Joaquín Pérez Azaústre. Foto: Madero Cubero

Anagrama. Barcelona, 2012. 237 páginas, 16'90 euros

Pérez Azaústre bucea en la soledad del hombre contemporáneo en su última novela

Uno de los rasgos valorables en cualquier narrador es el inconformismo, la aspiración a rehuir caminos trillados y previsibles, la búsqueda de fórmulas que permitan contar de otro modo. Joaquín Pérez Azaústre (Córdoba, 1976) pertenece a este exiguo grupo de escritores exigentes, tanto en sus relatos como en los libros de poemas, artículos y ensayos.



Los nadadores puede en algunos aspectos ser una novela insuficiente, pero no es en modo alguno una novela vulgar, aunque despliegue ante el lector una madeja de hechos y tipos triviales: Jonás, el fotógrafo que acude regularmente a la piscina para corregir una deformación de espalda; su amigo y compañero de jornadas natatorias Sergio, confortablemente instalado en una próspera empresa; otros nadadores cuya única entidad es el nombre imaginado que les asignan los dos amigos (Australia, Hombre-Pez, Pongo y Bongo); el padre de Jonás, antiguo policía; Sila Montesinos, dueño de unos viveros y de otros enigmáticos negocios.



Salvo en el caso de la visita de Jonás a este último, todo parece discurrir por los cauces más rutinarios e inanes, y la técnica narrativa de la primera mitad de la novela, deliberadamente lenta y repetitiva, servida por una prosa de construcciones sintácticas pausadas y extensas, tiende a subrayar esa vida sin sorpresas a la que todos parecen haberse ido acomodando. La práctica reiterada de la natación, ejemplo de actividad solitaria y silenciosa, acentúa el aislamiento de los personajes, algo que, sin que el lector lo sospeche, constituye, junto con la soledad sentimental de Jonás, el motivo premonitorio que conduce al meollo de la historia.
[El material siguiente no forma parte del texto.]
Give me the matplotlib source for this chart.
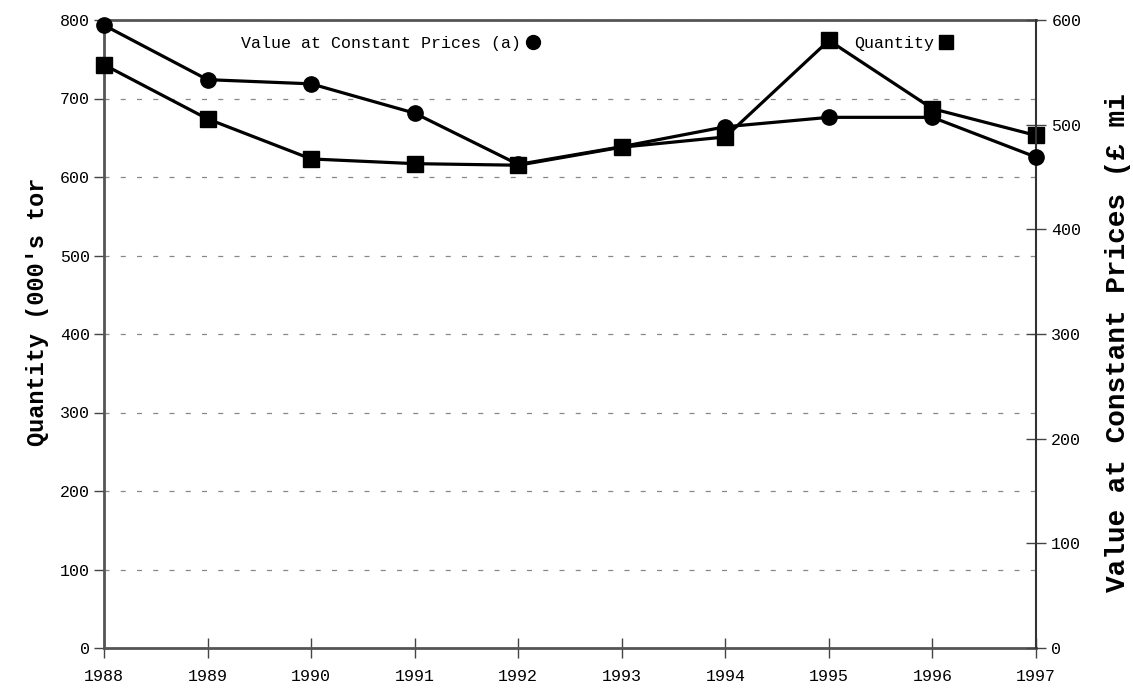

La súbita e inexplicable desaparición de la madre de Jonás, seguida de otras que se producen sin dejar en ningún caso rastro alguno, nos introduce en un nivel distinto, que no es el del enigma misterioso -como lo prueba el hecho de que los incidentes no se investiguen ni se aclaren-, sino el de un ámbito simbólico cuyo significado apunta al irremisible camino del ser humano hacia la soledad y el desamparo tras la ruptura inexorable de todo vínculo afectivo. Es inevitable recordar el planteamiento distinto pero no demasiado distante de Javier Tomeo en su novela La ciudad de las palomas (1989), donde una ciudad aparece inesperadamente poblada sólo por palomas a las que el solitario narrador debe presentar batalla.



En Los nadadores, el recorrido final por las instalaciones desiertas de la piscina sitúa a Jonás en medio de la desolación más absoluta. Nada se resolverá: ni el paradero de los desaparecidos, ni los negocios de Sila, porque, al fin y al cabo, todo se precipita hacia la extinción, y la alucinante escena del club nocturno, con el descenso hasta su zona subterránea, adquiere las proporciones de otro aviso premonitorio. El único modo de sobrevivir a la soledad y el acabamiento es recobrar el pasado desvanecido. La espléndida escena en que Jonás recorre la casa familiar y repasa los objetos de la madre desaparecida (capítulos 25-28) representa muy bien ese asidero al que es preciso aferrarse. Y entre los objetos desperdigados en el vestuario vacío de la piscina hay un ejemplar de la novela El tiempo recobrado (que es, no se olvide, el último volumen de la serie de Proust). El mismo Jonás, que se debate entre sus posibilidades como artista fotográfico y el mero uso comercial de la fotografía de encargo, refleja también -acaso oblicuamente- un dilema personal.



Aunque el final sea ambiguo, el esfuerzo de transmitir ideas mediante hechos cotidianos, aprovechando sus proyecciones simbólicas -y sin necesidad de evocar a Kafka-, hace de Los nadadores un relato notable. Y la prosa es muy cuidada, aunque son desaconsejables algunas adjetivaciones (plantas "voluptuosas", p. 107; mirada "impávida", p. 151), ciertas frases desafortunadas ("una jornada aparentemente análoga a tantas parecidas", p.71; "al final distingue una barra distinta a la de arriba", p. 196) y la excesiva complejidad de muchos párrafos: en las páginas 83-84 el discurso se extiende a lo largo de veinticinco líneas sin una sola pausa gráfica; a renglón seguido comienza otro párrafo análogo de dieciocho líneas. Entre el sujeto del enunciado ("la carnicería") y el verbo se insertan doce líneas de expansiones diversas (p. 106). Por suerte, Pérez Azaústre no es de los que sueltan las riendas de la frase.